Il y a eu un buzz si fort en début d’année que j’ai préféré attendre un peu avant de réunir mes impressions sur Don’t Look Up. Le film est un drame satirique mettant en scène les inepties du système de classes capitaliste, métaphore à peine voilée du changement climatique ou de la récente pandémie. Malgré l’imminence de l’extinction de l’humanité dû à l’écrasement d’une météorite sur Terre, les pouvoirs en place préfèrent le déni et la préservation jusqu’au-boutiste de leurs intérêts.

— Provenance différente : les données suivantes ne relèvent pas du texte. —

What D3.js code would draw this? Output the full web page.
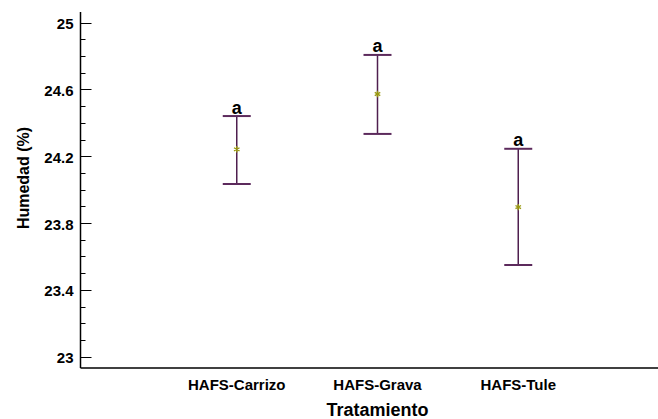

Porté par une galerie d’acteurs engagés et bankable —même si parfois plus atouts marketing que réel intérêt scénaristique, Don’t Look Up est fluide et dynamique. Le film joue clairement ses ressorts comiques sur sa proximité voire sa réplique d’anecdotes et faits réels, et souligne que l’absurdité et la caricature font déjà partie de notre quotidien. L’intégration du cirque médiatique et du star system ne font qu’enrichir la portée du film qui ne limite pas son étrillage en règle au monde politique. Dommage que le film soit trop dans un entre-deux, entre un réalisme crédible et dramatique et une caricature cocasse mais sans surprise — en effet comment caricaturer ce qui est déjà excessif, que ce soit des Trump, des Fox News ou des milliardaires de la tech. On a connu Adam McKay plus cinglant et drôle avec The Big Short, où il pouvait encore pousser le cynisme d’un cran.

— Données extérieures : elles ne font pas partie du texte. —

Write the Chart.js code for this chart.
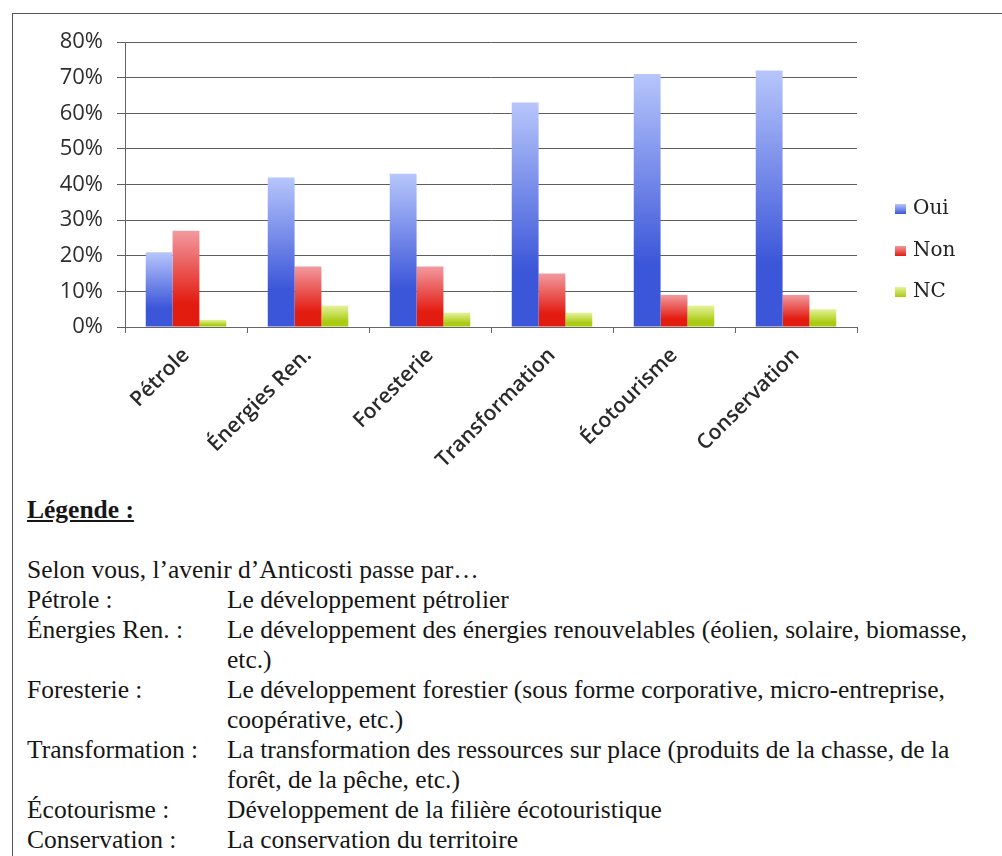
<!DOCTYPE html>
<html lang="fr">
<head>
<meta charset="utf-8">
<title>Avenir d'Anticosti</title>
<script src="https://cdn.jsdelivr.net/npm/chart.js@4.4.1/dist/chart.umd.min.js"></script>
<style>
  html, body { margin: 0; padding: 0; background: #fff; }
  body { width: 1002px; height: 856px; position: relative; overflow: hidden; }
  #cadre { position: absolute; left: 12px; top: 13px; width: 1100px; height: 1000px;
           border-top: 1px solid #555; border-left: 1px solid #555; }
  #graph { position: absolute; left: 0; top: 0; }
  #series { position: absolute; left: 895px; top: 193px; font-family: "DejaVu Serif", serif;
            font-size: 20px; color: #222; }
  #series div { height: 41.5px; line-height: 28px; white-space: nowrap; }
  #series span.box { display: inline-block; width: 11px; height: 10px; margin-right: 7px; vertical-align: 0; }
  #texte { position: absolute; left: 27px; top: 495px; font-family: "Liberation Serif", "Times New Roman", serif;
           font-size: 25.5px; line-height: 30px; color: #161616; }
  #texte .titre { font-weight: bold; text-decoration: underline; }
  #texte .ligne { display: flex; }
  #texte .ligne .cle { width: 200px; flex: none; }
</style>
</head>
<body>
<div id="cadre"></div>
<canvas id="graph" width="1002" height="470"></canvas>
<div id="series"></div>
<div id="texte">
  <div class="titre">Légende :</div>
  <div>&nbsp;</div>
  <div>Selon vous, l’avenir d’Anticosti passe par…</div>
  <div class="ligne"><div class="cle">Pétrole :</div><div>Le développement pétrolier</div></div>
  <div class="ligne"><div class="cle">Énergies Ren. :</div><div>Le développement des énergies renouvelables (éolien, solaire, biomasse,<br>etc.)</div></div>
  <div class="ligne"><div class="cle">Foresterie :</div><div>Le développement forestier (sous forme corporative, micro-entreprise,<br>coopérative, etc.)</div></div>
  <div class="ligne"><div class="cle">Transformation :</div><div>La transformation des ressources sur place (produits de la chasse, de la<br>forêt, de la pêche, etc.)</div></div>
  <div class="ligne"><div class="cle">Écotourisme :</div><div>Développement de la filière écotouristique</div></div>
  <div class="ligne"><div class="cle">Conservation :</div><div>La conservation du territoire</div></div>
</div>
<script>
// réponses en pourcentage par filière
const categories = ['Pétrole', 'Énergies Ren.', 'Foresterie', 'Transformation', 'Écotourisme', 'Conservation'];
const oui = [21, 42, 43, 63, 71, 72];
const non = [27, 17, 17, 15, 9, 9];
const nc = [2, 6, 4, 4, 6, 5];
const yMax = 80;
const yStep = 10;

// couleurs haut -> bas du dégradé de chaque série
const teintes = {
    Oui: ['#b7c6fb', '#3c56d9'],
    Non: ['#f29aa0', '#e31c10'],
    NC: ['#e6f29a', '#a9cb12'],
};

function degrade(ctx, nom) {
    const chart = ctx.chart;
    const t = teintes[nom];
    if (!chart.chartArea || ctx.type !== 'data') {
        return t[1];
    }
    const y = chart.scales.y;
    const haut = y.getPixelForValue(ctx.raw);
    const bas = y.getPixelForValue(0);
    const g = chart.ctx.createLinearGradient(0, haut, 0, bas);
    g.addColorStop(0, t[0]);
    g.addColorStop(0.75, t[1]);
    g.addColorStop(1, t[1]);
    return g;
}

function serie(nom, valeurs) {
    return {
        label: nom,
        data: valeurs,
        backgroundColor: (ctx) => degrade(ctx, nom),
        borderWidth: 0,
        categoryPercentage: 0.66,
        barPercentage: 1.0,
    };
}

const datasets = [serie('Oui', oui), serie('Non', non), serie('NC', nc)];

new Chart(document.getElementById('graph'), {
    type: 'bar',
    data: {labels: categories, datasets: datasets},
    options: {
        responsive: false,
        animation: false,
        layout: {padding: {top: 42, right: 145, bottom: 0, left: 0}},
        plugins: {
            legend: {display: false},
            tooltip: {enabled: false},
        },
        scales: {
            x: {
                offset: true,
                grid: {offset: true, drawOnChartArea: false, tickLength: 6, color: '#666'},
                border: {color: '#666'},
                ticks: {
                    minRotation: 45,
                    maxRotation: 45,
                    padding: 10,
                    color: '#2a2a2a',
                    font: {family: 'Open Sans', size: 21, weight: '600'},
                },
                afterFit: (s) => { s.height = 143; },
            },
            y: {
                min: 0,
                max: yMax,
                ticks: {
                    stepSize: yStep,
                    padding: 14,
                    color: '#2e2e2e',
                    font: {family: 'Open Sans', size: 22},
                    callback: (v) => v + '%',
                },
                grid: {color: '#5e5e5e', tickLength: 8},
                border: {color: '#666'},
                afterFit: (s) => { s.width = 125; },
            },
        },
    },
});

// légende des séries, à droite du graphique
const boite = document.getElementById('series');
datasets.forEach((d) => {
    const t = teintes[d.label];
    const ligne = document.createElement('div');
    const carre = document.createElement('span');
    carre.className = 'box';
    carre.style.background = 'linear-gradient(' + t[0] + ', ' + t[1] + ')';
    ligne.appendChild(carre);
    ligne.appendChild(document.createTextNode(d.label));
    boite.appendChild(ligne);
});
</script>
</body>
</html>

Au-delà d'une critique sur notre manque de réponse face aux enjeux climatique le film est une critique du système capitaliste vorace, d’une société du divertissement et des médias abrutissante et d’une élite au pouvoir toujours aussi décadente, plus attachée à son statut et à sa richesse qu’à l'avenir du monde. Le film postule d’ailleurs que nous serions capables des bonnes décisions lorsque nous avons accès aux bonnes informations. Décisions souvent annulées au bénéfice du profit économique par une classe dominante qui se permet tout : dénigrement scientifique, disqualification de la parole rationnelle, populisme, mensonges… Ici aussi les parallèles avec la gestion de la pandémie ou celle du changement climatique sont évidentes, on peut même dire surlignés au marqueur jaune.

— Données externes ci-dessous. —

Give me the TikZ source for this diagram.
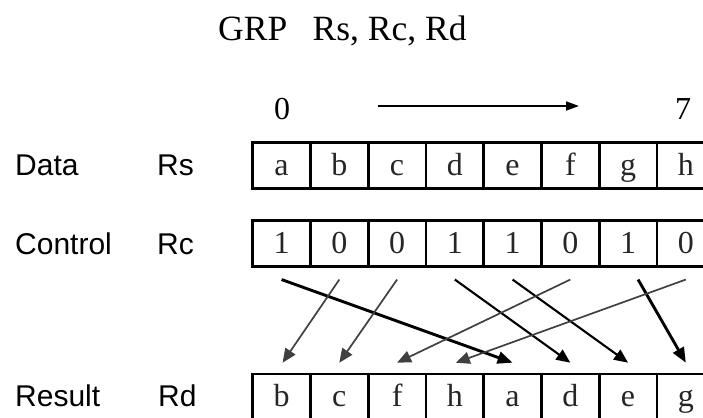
\documentclass[tikz,border=0pt]{standalone}
\usepackage{fontspec}
\setmainfont{Liberation Serif}
\newfontfamily\labelfont{Liberation Sans}
\usetikzlibrary{arrows.meta,calc}

\begin{document}
\begin{tikzpicture}[x=1pt,y=-1pt,
  cell/.style={draw, line width=2.6pt, minimum width=57.75pt, minimum height=45.5pt,
    inner sep=0pt, text height=24pt, text depth=5pt, text=black!85,
    font=\fontsize{32}{32}\selectfont},
  rowlabel/.style={anchor=base west, inner sep=0pt, font=\labelfont\fontsize{30}{30}\selectfont},
  idx/.style={anchor=base, inner sep=0pt, font=\fontsize{32}{32}\selectfont},
  lightarr/.style={draw=black!75, line width=1.7pt, -{Triangle[length=14pt,width=12pt,fill=black!75]}},
  midarr/.style={draw=black, line width=2.1pt, -{Triangle[length=14pt,width=12pt]}},
  boldarr/.style={draw=black, line width=2.9pt, -{Triangle[length=15pt,width=12pt]}}
]
\clip (0,0) rectangle (703,417);

% instruction
\node[anchor=base west, inner sep=0pt, font=\fontsize{35.5}{35.5}\selectfont] (title)
  at (218,40.7) {GRP\hspace{25.5pt}Rs, Rc, Rd};

% bit order
\node[idx] (i0) at (282,120) {0};
\node[idx] (i7) at (683,120) {7};
\coordinate (dirA) at (378,106);
\coordinate (dirB) at (579,106);
\draw[line width=1.8pt, -{Triangle[length=13pt,width=9pt]}] (dirA) -- (dirB);

% row labels
\node[rowlabel] (ldata) at (15,175) {Data};
\node[rowlabel] (lrs) at (157,175) {Rs};
\node[rowlabel] (lctrl) at (15,254.5) {Control};
\node[rowlabel] (lrc) at (157,254.5) {Rc};
\node[rowlabel] (lres) at (15,406) {Result};
\node[rowlabel] (lrd) at (158,406) {Rd};

% registers
\foreach \t [count=\i from 0] in {a,b,c,d,e,f,g,h}
  \node[cell] (s\i) at (281.575+57.75*\i,165.5) {\t};
\foreach \t [count=\i from 0] in {1,0,0,1,1,0,1,0}
  \node[cell] (c\i) at (281.575+57.75*\i,243.5) {\t};
\foreach \t [count=\i from 0] in {b,c,f,h,a,d,e,g}
  \node[cell] (r\i) at (281.575+57.75*\i,396.75) {\t};

% routing of the elements
\draw[boldarr]  ($(c0.south)+(0,12)$)  -- ($(r4.north)+(0,-10)$);
\draw[lightarr] ($(c1.south)+(0,12)$)  -- ($(r0.north)+(1,-10)$);
\draw[lightarr] ($(c2.south)+(0,12)$)  -- ($(r1.north)+(0,-10)$);
\draw[midarr]   ($(c3.south)+(0,12)$)  -- ($(r5.north)+(0,-10)$);
\draw[midarr]   ($(c4.south)+(0,12)$)  -- ($(r6.north)+(0,-10)$);
\draw[lightarr] ($(c5.south)+(0,12)$)  -- ($(r2.north)+(0,-10)$);
\draw[boldarr]  ($(c6.south)+(10,12)$) -- ($(r7.north)+(0,-10)$);
\draw[lightarr] ($(c7.south)+(0,12)$)  -- ($(r3.north)+(1,-10)$);
\end{tikzpicture}
\end{document}
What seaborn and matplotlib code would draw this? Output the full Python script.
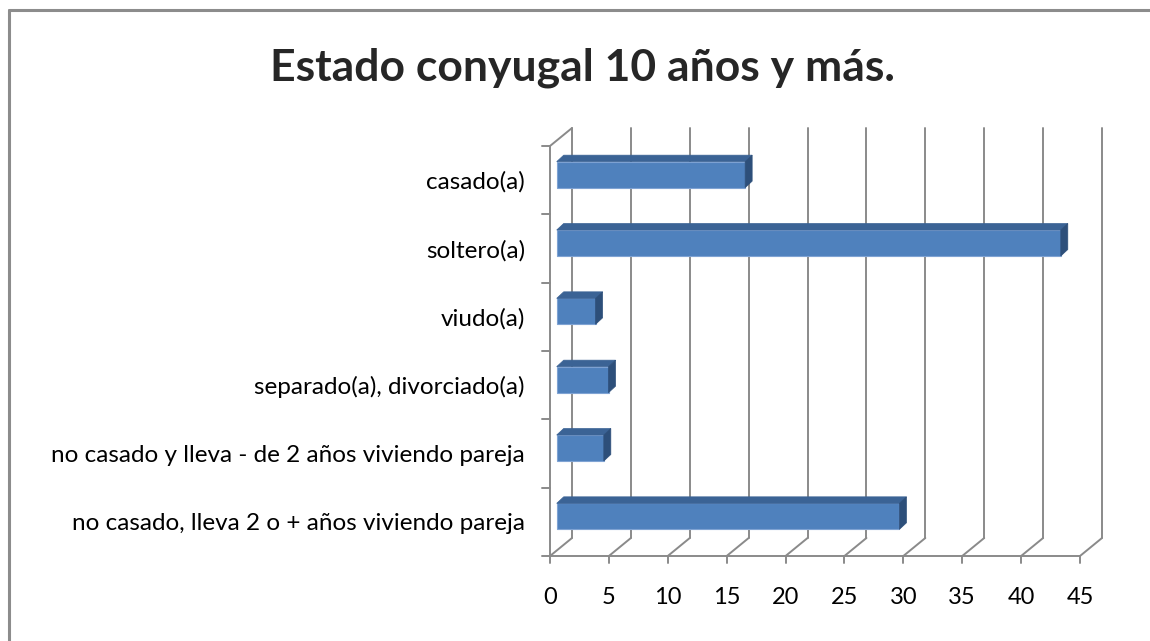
#! /bin/env python3
# pylint: disable=line-too-long,missing-docstring

import matplotlib
matplotlib.use("Agg")
import matplotlib.pyplot as plt
from matplotlib.patches import Polygon
from matplotlib.lines import Line2D
import seaborn as sns

categorias = ["casado(a)", "soltero(a)", "viudo(a)", "separado(a), divorciado(a)",
              "no casado y lleva - de 2 años viviendo pareja",
              "no casado, lleva 2 o + años viviendo pareja"]
valores = [16.0, 42.8, 3.3, 4.4, 4.0, 29.1]
xticks = [0, 5, 10, 15, 20, 25, 30, 35, 40, 45]

sns.set_style("white")
plt.rcParams["font.family"] = ["Lato", "DejaVu Sans"]

W, H = 1150, 641
fig = plt.figure(figsize=(W / 100, H / 100), dpi=100)

# plot box in pixels (front axis 0..45 -> 550..1080, back wall up to 1102)
L, R, B, T = 550, 1102, 556, 128
ax = fig.add_axes([L / W, 1 - B / H, (R - L) / W, (B - T) / H])
px_x = (1080 - 550) / 45.0
px_y = (556 - 146) / 6.0

sns.barplot(x=valores, y=categorias, orient="h", color="#4F81BD", width=26 / px_y,
            saturation=1, ax=ax, zorder=3)
ax.set_xlim(0, (R - L) / px_x)
ax.set_ylim(5.5, 5.5 - (B - T) / px_y)

dx, dy = 22 / px_x, 18 / px_y   # depth of the back wall
grid_kw = dict(color="#8a8a8a", lw=1.4, clip_on=False, zorder=1)
ybot, ytop = 5.5, -0.5
for v in xticks:
    ax.plot([v + dx, v + dx], [ybot - dy, ytop - dy], **grid_kw)
    ax.plot([v, v + dx], [ybot, ybot - dy], **grid_kw)
    ax.plot([v, v], [ybot, ybot + 7 / px_y], **grid_kw)
# left side wall and floor front edge
ax.plot([0, 0], [ybot, ytop], **grid_kw)
ax.plot([0, dx], [ytop, ytop - dy], **grid_kw)
ax.plot([0, xticks[-1]], [ybot, ybot], **grid_kw)
for k in range(len(categorias) + 1):
    ax.plot([-8 / px_x, 0], [k - 0.5, k - 0.5], **grid_kw)

off_x, off_y = 6.7 / px_x, -5.5 / px_y
d, e = 7 / px_x, 6.5 / px_y
for p in list(ax.patches):
    p.set_x(p.get_x() + off_x)
    p.set_y(p.get_y() + off_y)
    p.set_edgecolor("#7FA3D3")
    p.set_linewidth(0.8)
    x0, x1 = p.get_x(), p.get_x() + p.get_width()
    y0, y1 = p.get_y(), p.get_y() + p.get_height()
    ax.add_patch(Polygon([(x0, y0), (x1, y0), (x1 + d, y0 - e), (x0 + d, y0 - e)],
                         closed=True, fc="#3B6395", ec="#3B6395", lw=0.5, zorder=3))
    ax.add_patch(Polygon([(x1, y0), (x1, y1), (x1 + d, y1 - e), (x1 + d, y0 - e)],
                         closed=True, fc="#2D4F7A", ec="#2D4F7A", lw=0.5, zorder=3))

sns.despine(ax=ax, left=True, bottom=True)
ax.set_xticks(xticks)
ax.set_xticklabels([str(v) for v in xticks])
ax.set_yticks(range(len(categorias)))
ax.set_yticklabels(categorias)
ax.tick_params(axis="y", length=0, pad=18, labelsize=17.5, colors="black")
ax.tick_params(axis="x", length=0, pad=22, labelsize=17, colors="black")
ax.set_xlabel("")
ax.set_ylabel("")
ax.set_xlim(0, (R - L) / px_x)
ax.set_ylim(5.5, 5.5 - (B - T) / px_y)
ax.patch.set_alpha(0)

fig.text(582 / W, 1 - 68 / H, "Estado conyugal 10 años y más.", ha="center", va="center",
         fontsize=32, fontweight="bold")

# chart area border
bx, by = 8.5 / W, 1 - 9.5 / H
fig.add_artist(Line2D([bx, bx], [0, by], color="#8c8c8c", lw=2.2))
fig.add_artist(Line2D([bx, 1], [by, by], color="#8c8c8c", lw=2.2))

fig.savefig("out.png", dpi=100)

J’ai quelques points de frictions. Si je conçois que le public cible d’Adam McKay est avant tout Etats-Uniens, pour un film sur l’humanité il est pour moi trop américano-centré. Un regard critique sur la coopération internationale, ou plutôt son échec quand on voit les COP s’enchaîner, aurait été à mon sens plus pertinent que les digressions sur la société du spectacle. Et le final appuie trop lourdement sur les valeurs familiales chrétiennes chères à nos voisins outre-Atlantique, ce qui est incongru au vu du reste du film ; d’autant plus que la prière semble être la seule action du film du personnage nihiliste incarné par Chalamet.
On peut regretter qu’il ne soit sorti que sur Netflix, très vite noyé dans un catalogue gigantesque, ce qui limite sa diffusion et sa portée — malgré quelques semaines de relative notoriété et de bruit médiatique. Bien que bancal par certains aspects, Don’t Look Up a le mérite de poser un regard critique sous le format fiction loufoque, et ainsi toucher une cible plus large. Certes moins jouissif et incisif qu’un Docteur Folamour, il pousse davantage la réflexion envers notre propre inaction.